TASK STATEMENT. Starting at the first line of the listing below, retype each line up to and including the one that contains "plt.rcParams['font.family'] = ['Liberation". Leave pictures out.

INFORMATION SHOWN.

*****

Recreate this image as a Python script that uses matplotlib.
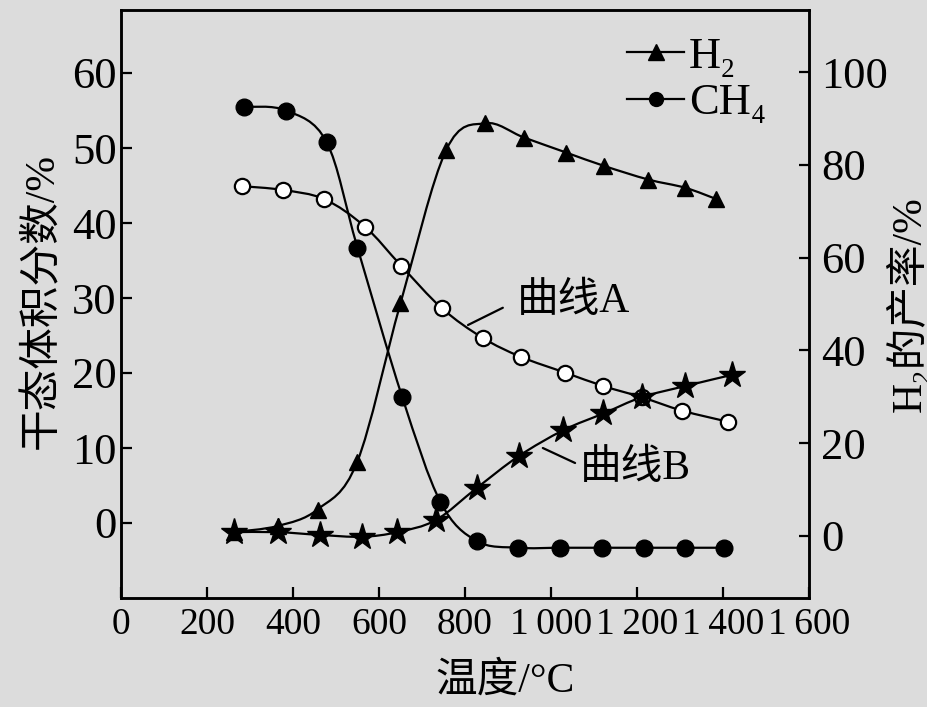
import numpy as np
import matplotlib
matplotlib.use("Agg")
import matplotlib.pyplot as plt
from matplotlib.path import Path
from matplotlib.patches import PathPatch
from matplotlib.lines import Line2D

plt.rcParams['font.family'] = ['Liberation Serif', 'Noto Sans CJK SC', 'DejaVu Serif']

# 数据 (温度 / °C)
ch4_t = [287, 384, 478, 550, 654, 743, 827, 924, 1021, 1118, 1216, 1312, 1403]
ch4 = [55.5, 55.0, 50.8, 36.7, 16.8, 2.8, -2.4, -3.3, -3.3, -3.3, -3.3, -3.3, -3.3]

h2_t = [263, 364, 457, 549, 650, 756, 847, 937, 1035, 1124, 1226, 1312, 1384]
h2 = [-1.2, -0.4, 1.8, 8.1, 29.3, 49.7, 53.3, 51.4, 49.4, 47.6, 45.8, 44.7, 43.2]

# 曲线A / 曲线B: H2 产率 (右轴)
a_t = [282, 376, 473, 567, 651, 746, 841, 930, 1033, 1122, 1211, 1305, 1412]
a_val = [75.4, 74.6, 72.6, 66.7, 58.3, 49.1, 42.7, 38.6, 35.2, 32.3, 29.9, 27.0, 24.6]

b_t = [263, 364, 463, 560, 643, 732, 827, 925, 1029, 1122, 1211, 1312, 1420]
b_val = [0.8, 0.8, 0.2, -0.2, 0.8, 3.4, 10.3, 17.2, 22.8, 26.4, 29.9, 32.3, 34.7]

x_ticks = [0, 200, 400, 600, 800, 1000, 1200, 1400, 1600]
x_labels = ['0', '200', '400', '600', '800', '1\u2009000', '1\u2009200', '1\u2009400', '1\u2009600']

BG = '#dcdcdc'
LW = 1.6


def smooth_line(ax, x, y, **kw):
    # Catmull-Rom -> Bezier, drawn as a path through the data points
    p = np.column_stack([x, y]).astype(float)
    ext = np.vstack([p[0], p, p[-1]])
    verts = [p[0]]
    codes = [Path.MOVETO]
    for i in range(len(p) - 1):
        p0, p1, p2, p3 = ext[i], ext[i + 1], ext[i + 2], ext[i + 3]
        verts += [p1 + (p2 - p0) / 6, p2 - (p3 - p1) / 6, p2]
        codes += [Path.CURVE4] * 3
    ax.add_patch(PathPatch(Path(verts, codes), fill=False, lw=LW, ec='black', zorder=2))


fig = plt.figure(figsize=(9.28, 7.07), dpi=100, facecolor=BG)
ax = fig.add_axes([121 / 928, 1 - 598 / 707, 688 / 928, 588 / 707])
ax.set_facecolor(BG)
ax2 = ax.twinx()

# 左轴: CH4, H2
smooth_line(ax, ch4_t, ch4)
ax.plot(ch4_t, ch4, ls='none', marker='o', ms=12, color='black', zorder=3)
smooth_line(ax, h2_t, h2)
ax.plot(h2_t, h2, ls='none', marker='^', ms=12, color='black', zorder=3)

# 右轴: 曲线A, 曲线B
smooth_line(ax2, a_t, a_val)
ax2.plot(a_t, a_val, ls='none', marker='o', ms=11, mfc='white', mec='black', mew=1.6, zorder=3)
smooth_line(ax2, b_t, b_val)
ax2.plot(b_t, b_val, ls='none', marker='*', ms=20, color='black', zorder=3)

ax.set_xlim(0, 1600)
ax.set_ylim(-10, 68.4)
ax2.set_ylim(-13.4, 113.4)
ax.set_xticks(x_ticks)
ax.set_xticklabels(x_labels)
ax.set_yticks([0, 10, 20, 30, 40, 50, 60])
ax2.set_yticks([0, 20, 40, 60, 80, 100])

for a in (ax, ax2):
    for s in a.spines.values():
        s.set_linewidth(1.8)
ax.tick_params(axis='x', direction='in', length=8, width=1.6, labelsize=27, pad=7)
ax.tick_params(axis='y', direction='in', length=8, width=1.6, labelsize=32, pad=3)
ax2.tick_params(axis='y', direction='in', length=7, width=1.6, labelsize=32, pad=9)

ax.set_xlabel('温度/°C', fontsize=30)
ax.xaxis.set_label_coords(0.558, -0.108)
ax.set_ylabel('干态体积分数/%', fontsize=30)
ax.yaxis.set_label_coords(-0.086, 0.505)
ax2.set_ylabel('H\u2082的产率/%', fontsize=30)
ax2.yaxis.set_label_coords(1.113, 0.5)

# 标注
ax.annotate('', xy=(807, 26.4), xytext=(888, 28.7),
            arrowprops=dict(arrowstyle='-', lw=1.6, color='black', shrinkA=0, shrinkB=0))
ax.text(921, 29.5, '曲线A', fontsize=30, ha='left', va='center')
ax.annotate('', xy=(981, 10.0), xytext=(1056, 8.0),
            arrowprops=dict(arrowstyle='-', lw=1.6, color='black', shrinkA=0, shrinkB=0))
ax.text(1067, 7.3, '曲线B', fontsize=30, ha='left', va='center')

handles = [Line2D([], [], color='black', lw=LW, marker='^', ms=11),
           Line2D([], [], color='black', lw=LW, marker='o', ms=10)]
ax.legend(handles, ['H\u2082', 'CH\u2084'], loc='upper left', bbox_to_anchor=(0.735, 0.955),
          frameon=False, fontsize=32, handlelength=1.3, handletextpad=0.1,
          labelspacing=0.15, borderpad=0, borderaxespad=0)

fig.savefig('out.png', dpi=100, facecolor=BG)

*****

TASK OUTPUT.
Recreate this image as a Python script that uses matplotlib.
import numpy as np
import matplotlib
matplotlib.use("Agg")
import matplotlib.pyplot as plt
from matplotlib.path import Path
from matplotlib.patches import PathPatch
from matplotlib.lines import Line2D

plt.rcParams['font.family'] = ['Liberation Serif', 'Noto Sans CJK SC', 'DejaVu Serif']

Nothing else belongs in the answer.